◆ Given problem ◆
Leave out all pictures. Return exactly the lines from the top of the material through the line containing "import plotly.graph_objects as go".

◆ Data lines ◆
↓↓↓

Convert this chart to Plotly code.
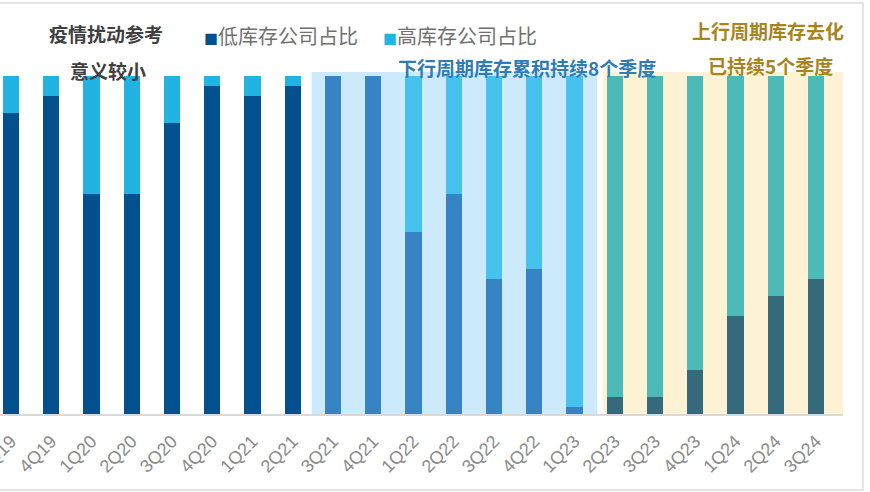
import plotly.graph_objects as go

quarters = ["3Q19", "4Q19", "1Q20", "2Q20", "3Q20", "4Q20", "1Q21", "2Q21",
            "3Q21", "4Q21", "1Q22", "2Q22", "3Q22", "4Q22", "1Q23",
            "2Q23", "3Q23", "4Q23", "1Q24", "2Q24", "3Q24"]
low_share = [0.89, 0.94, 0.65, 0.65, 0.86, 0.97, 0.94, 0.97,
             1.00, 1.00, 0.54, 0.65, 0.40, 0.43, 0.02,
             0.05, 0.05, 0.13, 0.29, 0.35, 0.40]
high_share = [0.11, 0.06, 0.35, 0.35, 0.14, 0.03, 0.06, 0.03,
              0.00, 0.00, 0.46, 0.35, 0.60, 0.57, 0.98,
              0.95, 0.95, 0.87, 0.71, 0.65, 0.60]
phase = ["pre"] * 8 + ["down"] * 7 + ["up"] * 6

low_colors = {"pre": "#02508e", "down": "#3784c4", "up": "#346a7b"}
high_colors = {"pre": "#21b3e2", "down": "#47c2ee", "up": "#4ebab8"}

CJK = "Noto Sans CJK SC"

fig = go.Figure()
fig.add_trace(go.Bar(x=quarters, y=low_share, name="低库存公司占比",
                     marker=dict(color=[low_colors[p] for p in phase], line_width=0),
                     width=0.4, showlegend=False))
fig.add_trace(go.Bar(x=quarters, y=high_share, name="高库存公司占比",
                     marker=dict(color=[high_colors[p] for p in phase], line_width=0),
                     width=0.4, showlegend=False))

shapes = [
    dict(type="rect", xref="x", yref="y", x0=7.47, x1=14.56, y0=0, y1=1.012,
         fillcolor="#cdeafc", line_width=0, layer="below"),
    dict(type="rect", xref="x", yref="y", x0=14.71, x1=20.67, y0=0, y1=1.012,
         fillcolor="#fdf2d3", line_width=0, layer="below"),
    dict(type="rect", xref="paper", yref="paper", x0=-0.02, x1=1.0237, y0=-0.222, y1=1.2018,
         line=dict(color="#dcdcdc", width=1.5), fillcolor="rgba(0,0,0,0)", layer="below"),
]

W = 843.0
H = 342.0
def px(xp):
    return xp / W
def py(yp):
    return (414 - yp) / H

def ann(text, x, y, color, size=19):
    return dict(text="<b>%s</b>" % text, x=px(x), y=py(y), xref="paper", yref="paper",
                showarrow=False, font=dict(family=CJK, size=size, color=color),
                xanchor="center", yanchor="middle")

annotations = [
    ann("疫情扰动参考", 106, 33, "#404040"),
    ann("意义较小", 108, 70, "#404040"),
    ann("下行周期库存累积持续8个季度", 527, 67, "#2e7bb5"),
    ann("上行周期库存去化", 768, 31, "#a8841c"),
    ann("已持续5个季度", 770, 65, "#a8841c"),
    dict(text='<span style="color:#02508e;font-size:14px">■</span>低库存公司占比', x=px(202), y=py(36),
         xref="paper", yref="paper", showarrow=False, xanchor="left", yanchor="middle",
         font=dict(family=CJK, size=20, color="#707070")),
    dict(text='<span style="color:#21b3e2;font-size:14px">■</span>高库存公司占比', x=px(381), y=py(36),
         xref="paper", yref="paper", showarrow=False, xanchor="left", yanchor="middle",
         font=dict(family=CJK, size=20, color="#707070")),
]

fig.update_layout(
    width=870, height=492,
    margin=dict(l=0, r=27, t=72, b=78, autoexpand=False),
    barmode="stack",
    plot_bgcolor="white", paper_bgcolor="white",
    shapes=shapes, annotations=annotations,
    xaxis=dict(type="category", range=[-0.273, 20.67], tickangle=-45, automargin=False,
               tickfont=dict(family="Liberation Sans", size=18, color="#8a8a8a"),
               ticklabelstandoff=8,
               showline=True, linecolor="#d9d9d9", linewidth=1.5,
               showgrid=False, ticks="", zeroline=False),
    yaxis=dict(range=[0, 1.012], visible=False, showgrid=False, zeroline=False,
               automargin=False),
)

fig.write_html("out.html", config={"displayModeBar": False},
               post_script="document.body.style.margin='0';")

↑↑↑

◆ Solution to this problem ◆
Convert this chart to Plotly code.
import plotly.graph_objects as go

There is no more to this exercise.